Provided records:

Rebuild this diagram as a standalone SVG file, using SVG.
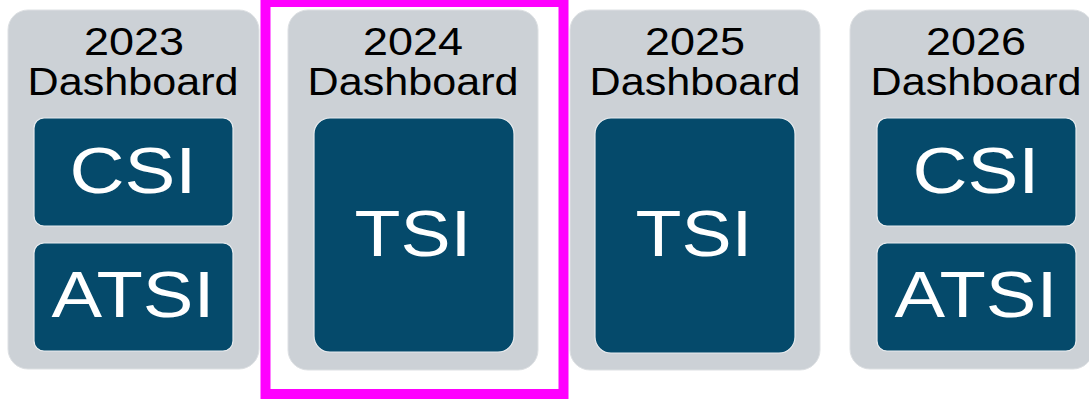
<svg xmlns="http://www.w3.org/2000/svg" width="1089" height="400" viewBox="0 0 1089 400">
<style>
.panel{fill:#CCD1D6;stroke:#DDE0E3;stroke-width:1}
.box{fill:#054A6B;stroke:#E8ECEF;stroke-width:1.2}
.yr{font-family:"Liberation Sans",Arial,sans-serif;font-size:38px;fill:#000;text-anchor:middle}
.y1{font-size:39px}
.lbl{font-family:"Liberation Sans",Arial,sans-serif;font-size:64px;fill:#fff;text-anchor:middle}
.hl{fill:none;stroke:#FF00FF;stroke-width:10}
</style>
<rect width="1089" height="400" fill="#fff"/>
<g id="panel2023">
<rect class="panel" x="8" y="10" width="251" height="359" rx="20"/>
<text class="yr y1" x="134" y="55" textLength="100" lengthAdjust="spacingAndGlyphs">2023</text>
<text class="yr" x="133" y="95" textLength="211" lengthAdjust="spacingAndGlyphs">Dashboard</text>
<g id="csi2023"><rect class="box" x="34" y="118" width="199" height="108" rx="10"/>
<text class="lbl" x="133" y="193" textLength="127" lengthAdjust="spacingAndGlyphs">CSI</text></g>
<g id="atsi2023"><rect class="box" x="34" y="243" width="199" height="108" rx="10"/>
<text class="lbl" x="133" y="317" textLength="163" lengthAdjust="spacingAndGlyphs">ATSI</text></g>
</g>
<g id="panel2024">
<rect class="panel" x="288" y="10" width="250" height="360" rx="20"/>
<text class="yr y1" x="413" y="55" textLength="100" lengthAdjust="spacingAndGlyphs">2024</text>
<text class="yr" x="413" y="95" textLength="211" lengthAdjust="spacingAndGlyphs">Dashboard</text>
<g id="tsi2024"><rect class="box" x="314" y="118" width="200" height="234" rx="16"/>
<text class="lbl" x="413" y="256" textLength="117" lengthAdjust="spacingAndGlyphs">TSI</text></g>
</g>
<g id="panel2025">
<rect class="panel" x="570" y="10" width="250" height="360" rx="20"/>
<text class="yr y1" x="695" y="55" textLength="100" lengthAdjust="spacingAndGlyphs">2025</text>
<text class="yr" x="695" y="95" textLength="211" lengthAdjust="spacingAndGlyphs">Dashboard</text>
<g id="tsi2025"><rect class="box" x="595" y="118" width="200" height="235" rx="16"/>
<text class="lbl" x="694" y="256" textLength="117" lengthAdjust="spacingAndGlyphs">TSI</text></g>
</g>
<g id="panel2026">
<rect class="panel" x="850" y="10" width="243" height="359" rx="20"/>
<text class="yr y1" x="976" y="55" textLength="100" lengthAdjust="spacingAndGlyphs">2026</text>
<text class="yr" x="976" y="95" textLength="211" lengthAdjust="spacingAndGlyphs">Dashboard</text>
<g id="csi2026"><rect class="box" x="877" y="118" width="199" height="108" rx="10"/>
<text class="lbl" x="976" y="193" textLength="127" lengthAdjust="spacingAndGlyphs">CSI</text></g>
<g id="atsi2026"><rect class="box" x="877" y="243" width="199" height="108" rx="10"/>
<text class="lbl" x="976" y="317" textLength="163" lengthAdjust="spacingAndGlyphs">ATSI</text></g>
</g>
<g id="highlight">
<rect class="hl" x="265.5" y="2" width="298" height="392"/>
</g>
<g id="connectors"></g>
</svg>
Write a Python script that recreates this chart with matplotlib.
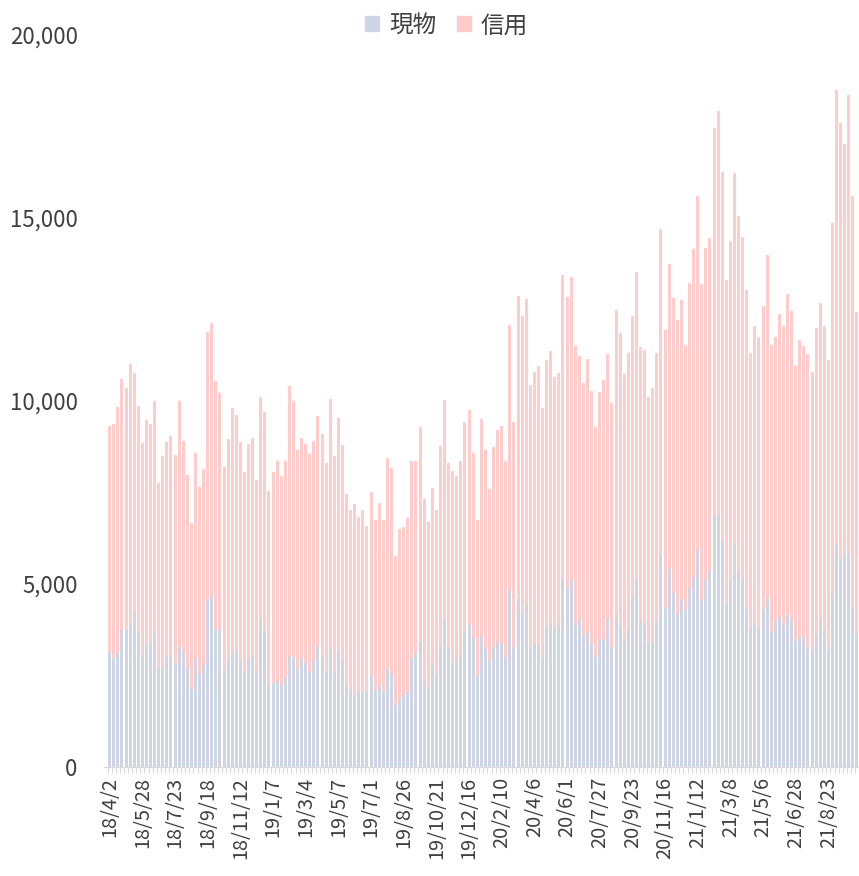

What needs to be done: Which lines include the word "this"? Copy every one of them.

Result of the task:
Rebuild this diagram as a standalone SVG file, using SVG.
Write a Python script that recreates this chart with matplotlib.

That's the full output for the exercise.